_DIRECTIVE_: Without the pictures, please reproduce only the lines from the one with "Clone this chart in matplotlib." through the one with "fig = plt.figure(figsize=(W", both included.

-*-

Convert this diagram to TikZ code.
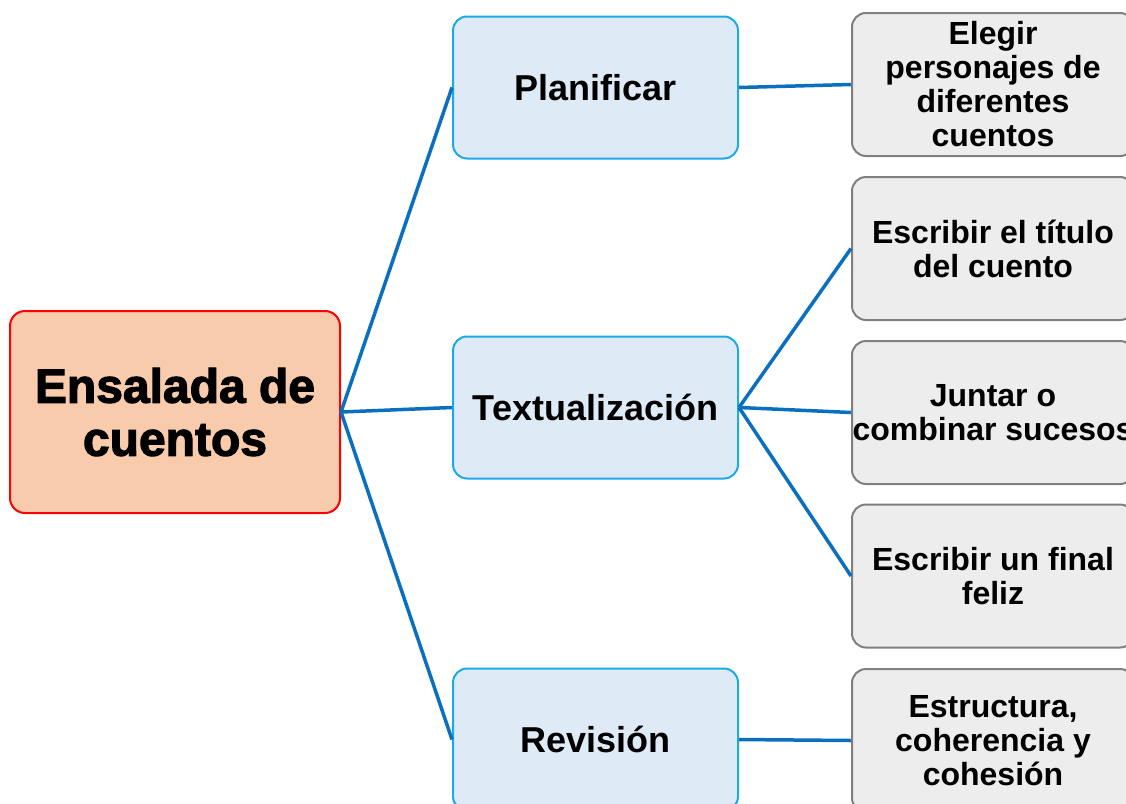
\documentclass[tikz,border=0pt]{standalone}
\usepackage{fontspec}
\setmainfont{Liberation Sans}
\newfontfamily\rootfont{Liberation Sans}[BoldFeatures={FakeBold=2.5}]
\definecolor{conn}{HTML}{0A6FBF}
\definecolor{rootfill}{HTML}{F8CBAD}
\definecolor{rootdraw}{HTML}{FF0000}
\definecolor{bluefill}{HTML}{DEEBF7}
\definecolor{bluedraw}{HTML}{1BA9E8}
\definecolor{grayfill}{HTML}{EDEDED}
\definecolor{graydraw}{HTML}{7F7F7F}
\tikzset{
  rootbox/.style={draw=rootdraw, fill=rootfill, line width=2pt, rounded corners=15pt,
    minimum width=330pt, minimum height=202pt, inner sep=0pt, align=center,
    font=\rootfont\bfseries\fontsize{48}{53}\selectfont},
  stagebox/.style={draw=bluedraw, fill=bluefill, line width=2pt, rounded corners=14pt,
    minimum width=285pt, minimum height=142pt, inner sep=0pt, align=center,
    font=\bfseries\fontsize{36}{40}\selectfont},
  taskbox/.style={draw=graydraw, fill=grayfill, line width=2pt, rounded corners=14pt,
    minimum width=282pt, minimum height=143pt, inner sep=0pt, align=center,
    font=\bfseries\fontsize{32}{34}\selectfont},
  link/.style={draw=conn, line width=3.5pt}
}
\begin{document}
\begin{tikzpicture}[x=1pt,y=-1pt]
\useasboundingbox (0,0) rectangle (1126,803);
\clip (0,0) rectangle (1126,803);
\node[rootbox] (root) at (175,412) {Ensalada de\\cuentos};
\node[stagebox] (plan) at (595.5,87.5) {Planificar};
\node[stagebox] (text) at (595.5,407.5) {Textualización};
\node[stagebox] (rev) at (595.5,739.5) {Revisión};
\node[taskbox] (t1) at (993,84.5) {Elegir\\personajes de\\diferentes\\cuentos};
\node[taskbox] (t2) at (993,248.5) {Escribir el título\\del cuento};
\node[taskbox] (t3) at (993,412.5) {Juntar o\\combinar sucesos};
\node[taskbox] (t4) at (993,576) {Escribir un final\\feliz};
\node[taskbox] (t5) at (993,740.5) {Estructura,\\coherencia y\\cohesión};
\draw[link] (root.east) -- (plan.west);
\draw[link] (root.east) -- (text.west);
\draw[link] (root.east) -- (rev.west);
\draw[link] (plan.east) -- (t1.west);
\draw[link] (text.east) -- (t2.west);
\draw[link] (text.east) -- (t3.west);
\draw[link] (text.east) -- (t4.west);
\draw[link] (rev.east) -- (t5.west);
\end{tikzpicture}
\end{document}
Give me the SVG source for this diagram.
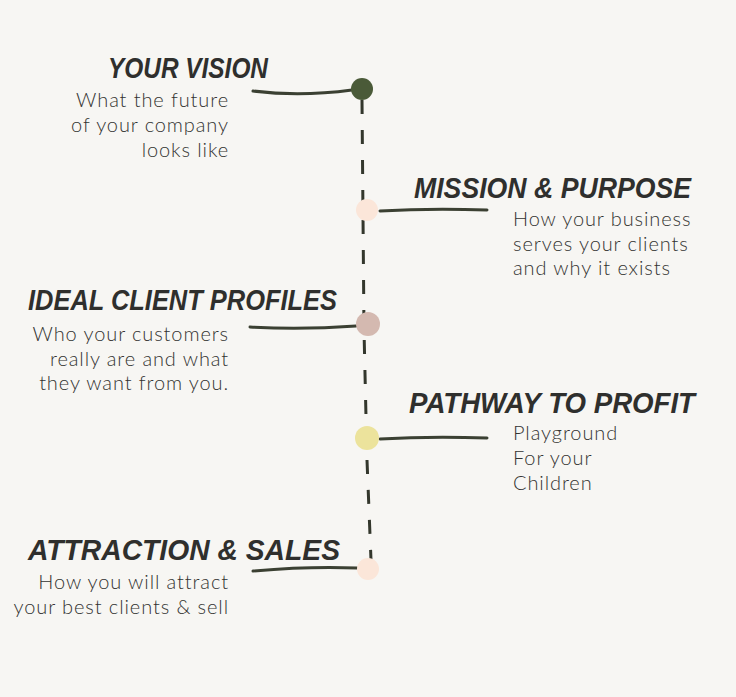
<svg xmlns="http://www.w3.org/2000/svg" width="736" height="697" viewBox="0 0 736 697">
<style>
.title{font-family:"Liberation Sans",Arial,sans-serif;font-weight:bold;font-style:italic;font-size:29px;fill:#2f2f2d;}
.body{font-family:Lato,"Open Sans",sans-serif;font-weight:300;font-size:20px;letter-spacing:0.9px;fill:#333331;}
.r{text-anchor:end;}
.link{fill:none;stroke:#3b4032;stroke-width:3;stroke-linecap:round;}
</style>
<rect width="736" height="697" fill="#f7f6f3"/>
<g id="connectors">
<path d="M362,100 L364,330 L367,460 L371,560" fill="none" stroke="#33372c" stroke-width="3" stroke-dasharray="14 16"/>
<path class="link" d="M253,91 Q300,97 352,90"/>
<path class="link" d="M380,211 Q430,208 487,210"/>
<path class="link" d="M250,327 Q300,330 356,326"/>
<path class="link" d="M380,439 Q430,436 487,438"/>
<path class="link" d="M253,571 Q310,566 357,568"/>
</g>
<g id="vision">
<circle cx="362" cy="89" r="11" fill="#4a5a38"/>
<text class="title" x="108" y="78" textLength="160" lengthAdjust="spacingAndGlyphs">YOUR VISION</text>
<text class="body r" x="229" y="107">What the future</text>
<text class="body r" x="229" y="132">of your company</text>
<text class="body r" x="229" y="157">looks like</text>
</g>
<g id="mission">
<circle cx="367" cy="210" r="11" fill="#fbe6d9"/>
<text class="title" x="414" y="198" textLength="277" lengthAdjust="spacingAndGlyphs">MISSION &amp; PURPOSE</text>
<text class="body" x="513" y="226">How your business</text>
<text class="body" x="513" y="251">serves your clients</text>
<text class="body" x="513" y="275">and why it exists</text>
</g>
<g id="ideal">
<circle cx="368" cy="324" r="12" fill="#d4b9b0"/>
<text class="title" x="28" y="310" textLength="309" lengthAdjust="spacingAndGlyphs">IDEAL CLIENT PROFILES</text>
<text class="body r" x="229" y="341">Who your customers</text>
<text class="body r" x="229" y="366">really are and what</text>
<text class="body r" x="229" y="390">they want from you.</text>
</g>
<g id="pathway">
<circle cx="367" cy="438" r="12" fill="#ece39c"/>
<text class="title" x="409" y="413" textLength="286" lengthAdjust="spacingAndGlyphs">PATHWAY TO PROFIT</text>
<text class="body" x="513" y="440">Playground</text>
<text class="body" x="513" y="465">For your</text>
<text class="body" x="513" y="490">Children</text>
</g>
<g id="attraction">
<circle cx="368" cy="569" r="11" fill="#fbe6d9"/>
<text class="title" x="28" y="560" textLength="312" lengthAdjust="spacingAndGlyphs">ATTRACTION &amp; SALES</text>
<text class="body r" x="229" y="589">How you will attract</text>
<text class="body r" x="229" y="614">your best clients &amp; sell</text>
</g>
</svg>
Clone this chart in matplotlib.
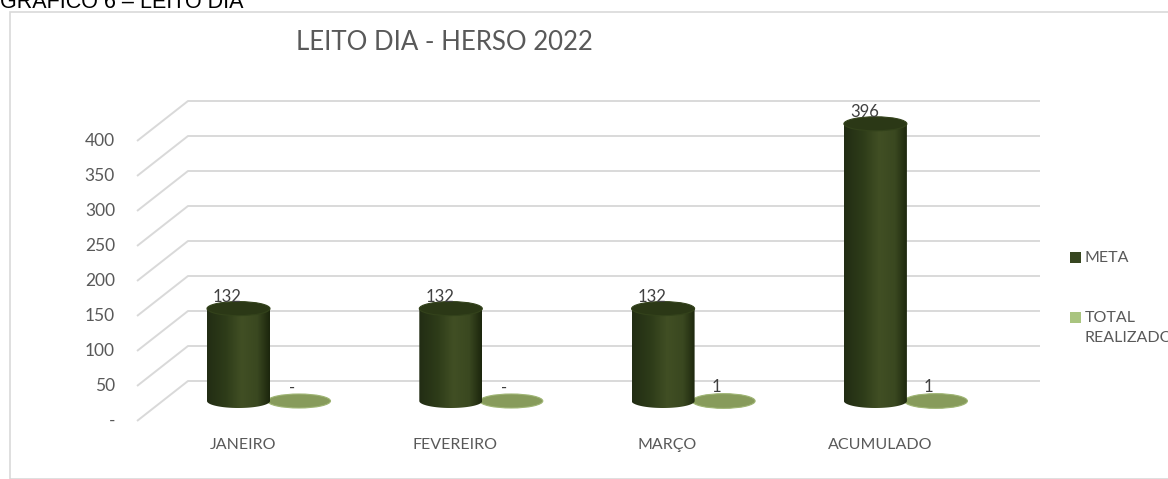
import numpy as np
import matplotlib
matplotlib.use("Agg")
import matplotlib.pyplot as plt
from matplotlib.patches import Ellipse, Rectangle, PathPatch
from matplotlib.path import Path
from matplotlib.colors import to_rgb

# dados do grafico
categorias = ["JANEIRO", "FEVEREIRO", "MARÇO", "ACUMULADO"]
meta = [132, 132, 132, 396]
realizado = [0, 0, 1, 1]
rotulos_realizado = ["-", "-", "1", "1"]
y_ticks = [0, 50, 100, 150, 200, 250, 300, 350, 400]
y_labels = ["-", "50", "100", "150", "200", "250", "300", "350", "400"]

plt.rcParams["font.family"] = ["Lato", "DejaVu Sans"]

W, H = 1168, 479
fig = plt.figure(figsize=(W / 100, H / 100), dpi=100)

# moldura e cabecalho
fig.patches.append(Rectangle((10 / W, 0), 1.2, 1 - 12 / H, transform=fig.transFigure,
                             fill=False, edgecolor="#d9d9d9", lw=1.2))
fig.text(0.0, 1 - 8 / H, "GRAFICO 6 – LEITO DIA", family="Liberation Sans",
         fontsize=15.5, color="black", va="baseline", ha="left")
fig.text(444 / W, 1 - 43 / H, "LEITO DIA - HERSO 2022", fontsize=18.5,
         color="#595959", ha="center", va="center")

# eixo: x = indice da categoria, y = valor
px_x = 212.3       # pixels por categoria
px_y = 0.7         # pixels por unidade
x0_px, y0_px = 238.5, 401
left_px, right_px, top_px, bot_px = 130, 1050, 90, 470
ax = fig.add_axes([left_px / W, (H - bot_px) / H, (right_px - left_px) / W, (bot_px - top_px) / H])
ax.set_xlim((left_px - x0_px) / px_x, (right_px - x0_px) / px_x)
ax.set_ylim((y0_px - bot_px) / px_y, (y0_px - top_px) / px_y)
ax.axis("off")

depth = 20 / px_y                   # meia profundidade do piso
x_front = (137 - x0_px) / px_x
x_back = (188 - x0_px) / px_x
x_end = (1040 - x0_px) / px_x
for t, lab in zip(y_ticks, y_labels):
    ax.plot([x_front, x_back, x_end], [t - depth, t + depth, t + depth],
            color="#d9d9d9", lw=1.4, solid_capstyle="butt", zorder=1)
    ax.text((115 - x0_px) / px_x, t - depth, lab, ha="right", va="center",
            fontsize=12.5, color="#595959")

# cilindros
half_w = 31.5 / px_x
eh = 14 / px_y
offset_real = 60.5 / px_x
stops = [to_rgb(c) for c in ["#222d14", "#2e3c19", "#414f24", "#3a4820", "#1c260d"]]
pos = [0, 0.3, 0.55, 0.8, 1]
n = 120
grad = np.zeros((1, n, 3))
for k in range(3):
    grad[0, :, k] = np.interp(np.linspace(0, 1, n), pos, [s[k] for s in stops])

for i, (m, r) in enumerate(zip(meta, realizado)):
    xc = i
    th = np.linspace(np.pi, 2 * np.pi, 60)
    verts = list(zip(xc + half_w * np.cos(th), 0 + eh / 2 * np.sin(th)))
    verts += [(xc + half_w, m), (xc - half_w, m), verts[0]]
    body = Path(verts, [Path.MOVETO] + [Path.LINETO] * (len(verts) - 2) + [Path.CLOSEPOLY])
    patch = PathPatch(body, facecolor="none", edgecolor="none")
    ax.add_patch(patch)
    im = ax.imshow(grad, extent=[xc - half_w, xc + half_w, -eh, m], aspect="auto",
                   interpolation="bilinear", zorder=3)
    im.set_clip_path(patch)
    ax.add_patch(Ellipse((xc, m), 2 * half_w, eh, facecolor="#2b3816",
                         edgecolor="#33421b", lw=0.8, zorder=4))
    ax.text(xc - 11 / px_x, m + 12 / px_y, str(m), ha="center", va="center",
            fontsize=12, color="#404040", zorder=5)

    xr = xc + offset_real
    ax.add_patch(Ellipse((xr, r * 0), 2 * half_w, eh + r, facecolor="#879b5b",
                         edgecolor="#9fb574", lw=0.8, zorder=2))
    ax.text(xr - 7 / px_x, r + 13 / px_y, rotulos_realizado[i], ha="center", va="center",
            fontsize=12, color="#404040", zorder=5)

    ax.text(xc + 4.5 / px_x, (y0_px - 445) / px_y, categorias[i], ha="center", va="center",
            fontsize=11.5, color="#595959")

# legenda
fig.patches.append(Rectangle((1070 / W, 1 - 263 / H), 11 / W, 11 / H, transform=fig.transFigure,
                             facecolor="#374620", edgecolor="none"))
fig.text(1085 / W, 1 - 258 / H, "META", fontsize=11.5, color="#595959", va="center")
fig.patches.append(Rectangle((1070 / W, 1 - 323 / H), 11 / W, 11 / H, transform=fig.transFigure,
                             facecolor="#a9c47f", edgecolor="none"))
fig.text(1085 / W, 1 - 318 / H, "TOTAL", fontsize=11.5, color="#595959", va="center")
fig.text(1085 / W, 1 - 338 / H, "REALIZADO", fontsize=11.5, color="#595959", va="center")

fig.savefig("out.png", dpi=100)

-*-

_RESPONSE_:
Clone this chart in matplotlib.
import numpy as np
import matplotlib
matplotlib.use("Agg")
import matplotlib.pyplot as plt
from matplotlib.patches import Ellipse, Rectangle, PathPatch
from matplotlib.path import Path
from matplotlib.colors import to_rgb

# dados do grafico
categorias = ["JANEIRO", "FEVEREIRO", "MARÇO", "ACUMULADO"]
meta = [132, 132, 132, 396]
realizado = [0, 0, 1, 1]
rotulos_realizado = ["-", "-", "1", "1"]
y_ticks = [0, 50, 100, 150, 200, 250, 300, 350, 400]
y_labels = ["-", "50", "100", "150", "200", "250", "300", "350", "400"]

plt.rcParams["font.family"] = ["Lato", "DejaVu Sans"]

W, H = 1168, 479
fig = plt.figure(figsize=(W / 100, H / 100), dpi=100)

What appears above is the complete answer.